Document 1

Le Monde de l'éducation : pensez-vous que les enseignants ont réellement des attentes différentes selon qu'il s'agit de garçons ou de filles ?

Nicole Mosconi : Oui. Et à ces attentes correspondent des comportements. A partir de l'étude des interactions enseignants/élèves, il a été mis en évidence que, dans les classes mixtes, les enseignants s'occupent davantage des garçons que des filles, abstraction faite du sexe de l'enseignant, encore que ce point nécessite des compléments d'études. Cela se manifeste de deux façons différentes . Si l'on s'intéresse à la « position haute » (ceux que l'on appelle les bons élèves), on constate que la fille est interrogée le plus souvent pour rappeler les savoirs de la leçon précédente. Le garçon est sollicité au moment du cours où il y a production de savoir . La fille rappelle, le garçon est intégré aux opérations cognitives. Le garçon est aussi interrogé beaucoup plus souvent que la fille, c'est la règle du 2/3 - 1/3. Je me suis intéressée à une classe de 5è. Le professeur était un homme. Il y avait quinze filles et neuf garçons. Cette classe apparaissait comme un contre-exemple; il y avait plus d‘interactions avec les filles qu'avec les garçons. Une du mes étudiantes a qualifié spontanément les filles de « porte-craies » : elles étaient souvent convoquées au tableau pour marquer les résultats. Au moment crucial du cours, celui où est introduit l'élément déterminant, l'enseignant envoie au tableau le premier de la classe, un garçon. II a du mal à faire l'exercice, il lui faut la complicité de l'enseignant qui se tient à ses côtés et l'aide au maximum. Pour l'exercice suivant, l'enseignant appelle une fille. Il gagne le fond de la classe et la laisse s'enferrer dans ses difficultés et la harcèle sans l'aider vraiment.

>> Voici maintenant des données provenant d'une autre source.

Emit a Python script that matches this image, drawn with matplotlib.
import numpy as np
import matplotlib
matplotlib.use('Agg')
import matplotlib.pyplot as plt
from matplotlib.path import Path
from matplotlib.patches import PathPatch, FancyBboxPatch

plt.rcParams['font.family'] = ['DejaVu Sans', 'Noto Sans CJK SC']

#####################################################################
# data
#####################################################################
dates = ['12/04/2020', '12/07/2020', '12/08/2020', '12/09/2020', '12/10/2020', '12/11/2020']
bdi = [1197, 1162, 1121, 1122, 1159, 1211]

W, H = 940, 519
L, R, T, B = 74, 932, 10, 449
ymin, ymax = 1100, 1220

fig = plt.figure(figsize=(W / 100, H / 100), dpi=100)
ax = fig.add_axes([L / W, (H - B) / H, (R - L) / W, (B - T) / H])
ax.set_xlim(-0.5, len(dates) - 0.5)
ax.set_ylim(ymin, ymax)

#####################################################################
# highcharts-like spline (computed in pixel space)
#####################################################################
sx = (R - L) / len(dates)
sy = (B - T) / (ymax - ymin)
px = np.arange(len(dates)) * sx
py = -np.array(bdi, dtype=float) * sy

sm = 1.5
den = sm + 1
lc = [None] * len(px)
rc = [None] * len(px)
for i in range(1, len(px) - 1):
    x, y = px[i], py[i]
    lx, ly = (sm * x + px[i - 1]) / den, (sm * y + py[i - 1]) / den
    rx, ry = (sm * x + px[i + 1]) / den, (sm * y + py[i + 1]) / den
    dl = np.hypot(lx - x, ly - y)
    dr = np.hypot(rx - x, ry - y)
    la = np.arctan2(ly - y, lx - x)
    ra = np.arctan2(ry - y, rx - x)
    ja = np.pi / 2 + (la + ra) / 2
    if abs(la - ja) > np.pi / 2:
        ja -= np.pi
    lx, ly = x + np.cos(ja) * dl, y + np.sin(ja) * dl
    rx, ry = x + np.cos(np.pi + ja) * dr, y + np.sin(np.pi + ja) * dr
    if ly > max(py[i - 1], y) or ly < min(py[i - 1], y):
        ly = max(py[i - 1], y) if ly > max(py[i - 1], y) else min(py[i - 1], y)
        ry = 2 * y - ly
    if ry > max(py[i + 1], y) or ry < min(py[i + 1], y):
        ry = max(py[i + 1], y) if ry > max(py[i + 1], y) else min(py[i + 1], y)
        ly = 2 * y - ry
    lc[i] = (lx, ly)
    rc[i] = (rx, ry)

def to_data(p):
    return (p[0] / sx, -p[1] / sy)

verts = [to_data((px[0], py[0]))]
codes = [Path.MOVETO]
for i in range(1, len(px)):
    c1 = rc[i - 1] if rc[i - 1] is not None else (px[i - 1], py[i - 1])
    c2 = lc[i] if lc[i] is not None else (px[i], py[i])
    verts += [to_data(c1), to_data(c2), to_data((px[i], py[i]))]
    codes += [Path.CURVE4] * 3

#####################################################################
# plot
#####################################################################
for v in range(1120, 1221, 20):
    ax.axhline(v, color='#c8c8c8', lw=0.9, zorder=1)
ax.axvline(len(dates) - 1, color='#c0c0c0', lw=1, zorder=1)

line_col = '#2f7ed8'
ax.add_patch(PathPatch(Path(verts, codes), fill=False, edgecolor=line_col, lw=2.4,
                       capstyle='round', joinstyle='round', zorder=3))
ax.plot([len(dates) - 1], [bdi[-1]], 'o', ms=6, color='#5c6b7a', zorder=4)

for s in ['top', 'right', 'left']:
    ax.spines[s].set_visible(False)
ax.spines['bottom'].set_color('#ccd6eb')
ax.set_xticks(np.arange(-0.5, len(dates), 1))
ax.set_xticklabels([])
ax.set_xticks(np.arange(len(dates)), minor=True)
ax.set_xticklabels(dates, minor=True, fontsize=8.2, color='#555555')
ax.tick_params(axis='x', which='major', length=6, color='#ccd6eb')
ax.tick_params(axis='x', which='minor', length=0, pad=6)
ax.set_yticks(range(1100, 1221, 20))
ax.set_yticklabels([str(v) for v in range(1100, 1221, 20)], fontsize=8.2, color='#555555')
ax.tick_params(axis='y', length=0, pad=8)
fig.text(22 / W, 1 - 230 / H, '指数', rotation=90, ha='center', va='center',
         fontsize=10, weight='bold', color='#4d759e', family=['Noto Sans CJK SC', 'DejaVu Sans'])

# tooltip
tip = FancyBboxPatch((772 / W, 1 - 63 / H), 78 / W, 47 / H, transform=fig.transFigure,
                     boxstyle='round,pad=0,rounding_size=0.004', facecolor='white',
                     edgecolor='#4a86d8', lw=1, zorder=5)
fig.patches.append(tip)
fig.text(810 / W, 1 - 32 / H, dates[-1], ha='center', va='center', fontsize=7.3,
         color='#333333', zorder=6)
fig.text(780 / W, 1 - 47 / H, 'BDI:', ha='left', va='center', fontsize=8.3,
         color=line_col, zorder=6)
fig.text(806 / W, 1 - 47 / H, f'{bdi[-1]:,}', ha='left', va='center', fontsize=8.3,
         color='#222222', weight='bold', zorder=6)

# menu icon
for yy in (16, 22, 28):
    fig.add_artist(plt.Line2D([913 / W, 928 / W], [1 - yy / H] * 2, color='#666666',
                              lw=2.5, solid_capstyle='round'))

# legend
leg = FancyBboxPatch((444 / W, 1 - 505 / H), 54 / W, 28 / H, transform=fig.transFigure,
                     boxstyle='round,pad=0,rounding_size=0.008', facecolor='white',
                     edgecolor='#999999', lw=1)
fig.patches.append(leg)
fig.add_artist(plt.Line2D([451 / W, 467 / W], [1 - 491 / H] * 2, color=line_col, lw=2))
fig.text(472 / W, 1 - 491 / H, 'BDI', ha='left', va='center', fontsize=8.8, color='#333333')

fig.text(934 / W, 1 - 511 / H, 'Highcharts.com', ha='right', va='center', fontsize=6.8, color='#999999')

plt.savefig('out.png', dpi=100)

Comment ces comportements différents des enseignants envers les garçons et les filles trouvent-ils leur cohérence?

Tout concourt à valoriser le garçon , à lui donner de l'importance. Les psychologues américains disent qu'il y a une socialisation du garçon à l'indépendance, de la fille à la dépendance. […]

Propos recueillis par Christian Bonrepaux, Le monde de l'éducation, janvier 2003.

 

Document 2

Profs sous influence

Dans les années 1990, la thèse de Mireille Desplats met en évidence le fait que les notes scolaires ne sont pas la pure expression de la valeur de la copie. Elles sont influencées, notamment, parla variable sexe : les mêmes copies de physique, bonnes, moyennes ou médiocres, sont distribuées à un panel d'enseignants avec un prénom de garçon ou de fille. Quand il s'agit d'une bonne copie, la note est plus élevée si elle correspond à un prénom de garçon. Mais quand la copie est médiocre, elle obtient une moins mauvaise note avec un prénom de fille. Le paradoxe n'est qu'apparent. L'attente de réussite en matière scientifique est plus grande du côté des garçons que des filles. Quand un garçon en rend une mauvaise, on le punit plus sévèrement. En revanche, on n'attend pas grand chose des filles et on les traite avec indulgence. Nicole Mosconi parle de double standard d'évaluation des élèves.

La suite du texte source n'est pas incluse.